On Monday, the U.S. Supreme Court granted certiorari in a proposed class action to determine the scope of a home-buyer’s standing to sue a title insurer company that allegedly violated the Real Estate Settlement Procedures Act of 1974 (RESPA). In First American Financial Corporation, et al. v. Edwards (10‑708), the question before the Court is whether a home-buyer has standing under Article III, § 2 of the United States Constitution to pursue a RESPA claim if the home-buyer cannot establish that the violation resulted in an increase in the amount the home-buyer paid for title insurance services.
The homebuyer, Denise Edwards, alleges that the title insurer, First American, acquired ownership interests in thousands of title agencies across the country in exchange for the agencies’ customer referrals to First American in violation of RESPA. However, Edwards was unable to establish that she was over-charged for title insurance services as a result of these referrals because the applicable state law mandates that title insurers all charge the same price. First American therefore challenged Edwards’ standing to assert the claim, arguing that an economic injury is necessary to meet Article III’s injury-in-fact requirement.

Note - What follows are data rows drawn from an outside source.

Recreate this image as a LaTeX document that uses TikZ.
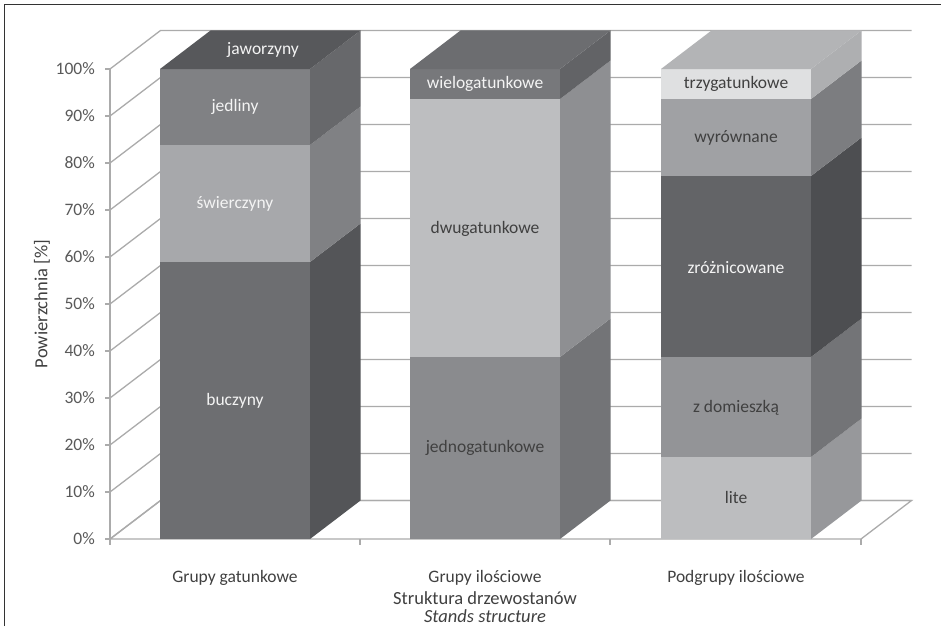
\documentclass[tikz,border=0pt]{standalone}
\usepackage{fontspec}
\setmainfont{Carlito}
\definecolor{gridc}{HTML}{ABABAB}
\definecolor{axtxt}{HTML}{595959}
\definecolor{darktxt}{HTML}{404040}
\definecolor{lighttxt}{HTML}{F4F4F4}
% bar 1
\definecolor{buczF}{HTML}{6D6E71}\definecolor{buczS}{HTML}{545558}
\definecolor{swieF}{HTML}{A7A8AB}\definecolor{swieS}{HTML}{808184}
\definecolor{jedlF}{HTML}{808184}\definecolor{jedlS}{HTML}{67686B}
\definecolor{jawoT}{HTML}{57585B}\definecolor{jawoS}{HTML}{5C5D60}
% bar 2
\definecolor{jednF}{HTML}{8A8B8E}\definecolor{jednS}{HTML}{737477}
\definecolor{dwugF}{HTML}{BDBEC0}\definecolor{dwugS}{HTML}{8E8F92}
\definecolor{wielF}{HTML}{77787B}\definecolor{wielS}{HTML}{626366}\definecolor{wielT}{HTML}{6C6D70}
% bar 3
\definecolor{liteF}{HTML}{BCBDBF}\definecolor{liteS}{HTML}{97989B}
\definecolor{zdomF}{HTML}{939497}\definecolor{zdomS}{HTML}{737477}
\definecolor{zrozF}{HTML}{636467}\definecolor{zrozS}{HTML}{4D4E51}
\definecolor{wyroF}{HTML}{A0A1A4}\definecolor{wyroS}{HTML}{7C7D80}
\definecolor{trzyF}{HTML}{DFE0E1}\definecolor{trzyS}{HTML}{AEAFB1}\definecolor{trzyT}{HTML}{B3B4B6}
% segment: #1 left x, #2 bottom y, #3 top y, #4 front colour, #5 side colour
\newcommand\barseg[5]{%
  \fill[#5] (#1+150,#2) -- (#1+200.5,#2-38.5) -- (#1+200.5,#3-38.5) -- (#1+150,#3) -- cycle;
  \fill[#4] (#1,#2) rectangle (#1+150,#3);}
% top face: #1 left x, #2 top y, #3 colour
\newcommand\bartop[3]{%
  \fill[#3] (#1,#2) -- (#1+50.5,#2-38.5) -- (#1+200.5,#2-38.5) -- (#1+150,#2) -- cycle;}
\begin{document}
\begin{tikzpicture}[x=1pt,y=-1pt,
  gridline/.style={draw=gridc,line width=1.3pt},
  lbl/.style={font=\fontsize{17.5}{20}\selectfont,inner sep=0pt},
  onlight/.style={lbl,text=darktxt},
  ondark/.style={lbl,text=lighttxt},
  ylab/.style={font=\fontsize{17.5}{20}\selectfont,text=axtxt,anchor=east,inner sep=0pt},
  catlab/.style={font=\fontsize{17.5}{20}\selectfont,text=darktxt,inner sep=0pt},
  titlab/.style={font=\fontsize{18.5}{21}\selectfont,text=darktxt,inner sep=0pt}]
\useasboundingbox (0,0) rectangle (941,626);
\fill[white] (0,0) rectangle (941,626);
\draw[line width=1.2pt,draw=black!80] (4.5,626) -- (4.5,4.5) -- (941,4.5);

% floor
\draw[gridline,fill=white] (110,539) -- (861,539) -- (911.5,500.5) -- (160.5,500.5) -- cycle;
% back wall gridlines with diagonals
\foreach \i in {0,...,10}{
  \pgfmathsetmacro\yy{539-47*\i}
  \draw[gridline] (110,\yy) -- (160.5,\yy-38.5) -- (911.5,\yy-38.5);
  \draw[gridline] (105,\yy) -- (110,\yy);
}
% front axis
\draw[gridline] (110,69) -- (110,539);
\foreach \xx in {110,360,610,861}{\draw[gridline] (\xx,539) -- (\xx,545);}

% y labels
\foreach \i in {0,...,10}{
  \pgfmathsetmacro\yy{539-47*\i}
  \pgfmathtruncatemacro\pc{10*\i}
  \node[ylab] (y\i) at (95,\yy) {\pc\%};
}

% ---- bar 1: Grupy gatunkowe
\barseg{160}{539}{262}{buczF}{buczS}
\barseg{160}{262}{145}{swieF}{swieS}
\barseg{160}{145}{69}{jedlF}{jedlS}
\bartop{160}{69}{jawoT}
% ---- bar 2: Grupy ilosciowe
\barseg{410}{539}{357}{jednF}{jednS}
\barseg{410}{357}{99}{dwugF}{dwugS}
\barseg{410}{99}{69}{wielF}{wielS}
\bartop{410}{69}{wielT}
% ---- bar 3: Podgrupy ilosciowe
\barseg{661}{539}{457}{liteF}{liteS}
\barseg{661}{457}{357}{zdomF}{zdomS}
\barseg{661}{357}{176}{zrozF}{zrozS}
\barseg{661}{176}{99}{wyroF}{wyroS}
\barseg{661}{99}{69}{trzyF}{trzyS}
\bartop{661}{69}{trzyT}

% segment labels
\node[ondark] (jaw) at (263,50) {jaworzyny};
\node[ondark] (jed) at (235,107) {jedliny};
\node[ondark] (swi) at (235,204) {świerczyny};
\node[ondark] (buc) at (235,401) {buczyny};
\node[ondark] (wie) at (485,84) {wielogatunkowe};
\node[onlight] (dwu) at (485,229) {dwugatunkowe};
\node[onlight] (jdn) at (485,448) {jednogatunkowe};
\node[onlight] (trz) at (736,84) {trzygatunkowe};
\node[onlight] (wyr) at (736,138) {wyrównane};
\node[ondark] (zro) at (736,268) {zróżnicowane};
\node[onlight] (zdo) at (736,408) {z domieszką};
\node[onlight] (lit) at (736,497) {lite};

% category labels
\node[catlab] (c1) at (235,578) {Grupy gatunkowe};
\node[catlab] (c2) at (485,578) {Grupy ilościowe};
\node[catlab] (c3) at (736,578) {Podgrupy ilościowe};

% axis titles
\node[titlab] (xt1) at (485,598) {Struktura drzewostanów};
\node[titlab] (xt2) at (485,616) {\itshape Stands structure};
\node[titlab,rotate=90] (yt) at (42,304) {Powierzchnia [\%]};
\end{tikzpicture}
\end{document}
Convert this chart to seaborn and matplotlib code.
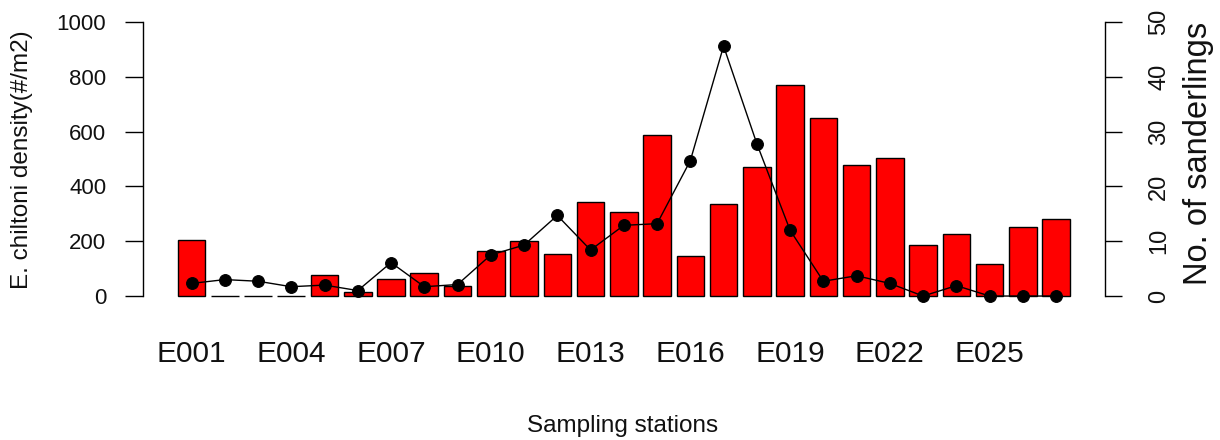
import numpy as np
import pandas as pd
import matplotlib
matplotlib.use("Agg")
import matplotlib.pyplot as plt
import seaborn as sns

# Sampling stations along the beach transect
stations = ["E001", "E002", "E003", "E004", "E005", "E006", "E007", "E008", "E009",
            "E010", "E011", "E012", "E013", "E014", "E015", "E016", "E017", "E018",
            "E019", "E020", "E021", "E022", "E023", "E024", "E025", "E026", "E027"]

# Emerita chiltoni density (#/m2) per station
density = [205, 0, 0, 0, 77, 16, 62, 83, 36, 165, 200, 152, 343, 308, 588, 146,
           336, 472, 770, 648, 478, 505, 186, 226, 117, 253, 280]

# Sanderlings counted per station
sanderlings = [2.3, 3.0, 2.7, 1.7, 2.0, 1.0, 6.1, 1.7, 2.1, 7.5, 9.3, 14.7, 8.4,
               12.9, 13.2, 24.7, 45.6, 27.8, 12.0, 2.7, 3.7, 2.3, 0.0, 1.9, 0.0,
               0.0, 0.0]

density_ticks = [0, 200, 400, 600, 800, 1000]
bird_ticks = [0, 10, 20, 30, 40, 50]

sns.set_style("white")
plt.rcParams["font.family"] = ["Liberation Sans", "DejaVu Sans"]
plt.rcParams["axes.edgecolor"] = "black"
plt.rcParams["axes.labelcolor"] = "#111111"
plt.rcParams["text.color"] = "#111111"
plt.rcParams["xtick.color"] = "black"
plt.rcParams["ytick.color"] = "black"
plt.rcParams["xtick.labelcolor"] = "#111111"
plt.rcParams["ytick.labelcolor"] = "#111111"

W, H = 1220, 440
fig = plt.figure(figsize=(W / 100, H / 100), dpi=100)
fig.patch.set_facecolor("white")
ax = fig.add_axes([143 / W, 133 / H, 962 / W, 296 / H])

df = pd.DataFrame({"station": stations, "density": density})
sns.barplot(data=df, x="station", y="density", color="#ff0000", saturation=1,
            edgecolor="black", linewidth=1.0, width=0.83, ax=ax)

# Sanderling counts on a secondary axis (0-50 mapped onto 0-1000)
ax2 = ax.twinx()
sns.lineplot(x=stations, y=sanderlings, sort=False, ax=ax2, color="black",
             linewidth=1.0, marker="o", markersize=8.5, markeredgecolor="black",
             markerfacecolor="black")

ymin, ymax = -40, 1040
ax.set_ylim(ymin, ymax)
ax2.set_ylim(ymin / 20, ymax / 20)
ax.set_xlim(-1.459, 27.47)

# Primary axis styling
ax.set_xticks(range(0, len(stations), 3))
ax.set_xticklabels(stations[::3])
ax.set_yticks(density_ticks)
ax.tick_params(axis="x", length=0, pad=24, labelsize=21.5)
ax.tick_params(axis="y", direction="out", length=13, width=1, pad=13.5,
               labelsize=16, left=True)
for side in ("top", "right", "bottom"):
    ax.spines[side].set_visible(False)
ax.spines["left"].set_bounds(0, 1000)
ax.spines["left"].set_linewidth(1)
ax.grid(False)

# Secondary axis styling
ax2.set_yticks(bird_ticks)
ax2.tick_params(axis="y", direction="out", length=12, width=1, pad=19,
                labelsize=17, labelrotation=90, right=True)
for t in ax2.yaxis.get_major_ticks():
    t.label2.set_va("center")
for side in ("top", "left", "bottom"):
    ax2.spines[side].set_visible(False)
ax2.spines["right"].set_bounds(0, 50)
ax2.spines["right"].set_linewidth(1)
ax2.grid(False)

# Axis titles
ax.set_xlabel("Sampling stations", fontsize=17.5, va="baseline")
ax.xaxis.set_label_coords(0.4984, (307 - 432) / 296)
ax.set_ylabel("E. chiltoni density(#/m2)", fontsize=17.5, rotation=90,
              rotation_mode="default", ha="center", va="center")
ax.yaxis.set_label_coords((22 - 143) / 962, (307 - 160) / 296)
ax2.set_ylabel("No. of sanderlings", fontsize=23.5, rotation=90,
               rotation_mode="default", ha="center", va="center")
ax2.yaxis.set_label_coords((1198 - 143) / 962, (307 - 153) / 296)

fig.savefig("out.png", dpi=100, facecolor="white")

The Ninth Circuit rejected First American’s argument, holding that the statutory text of RESPA does not limit liability to instances in which a plaintiff is overcharged. Rather, the Ninth Circuit concluded that RESPA gives plaintiffs a cause of action despite a lack of economic injury and that the creation of a cause of action is sufficient to establish standing under Article III. The U.S. Supreme Court will review this holding during its next term. The Court’s decision will determine whether RESPA claims can be successfully pursued even in the absence of any economic harm to consumers.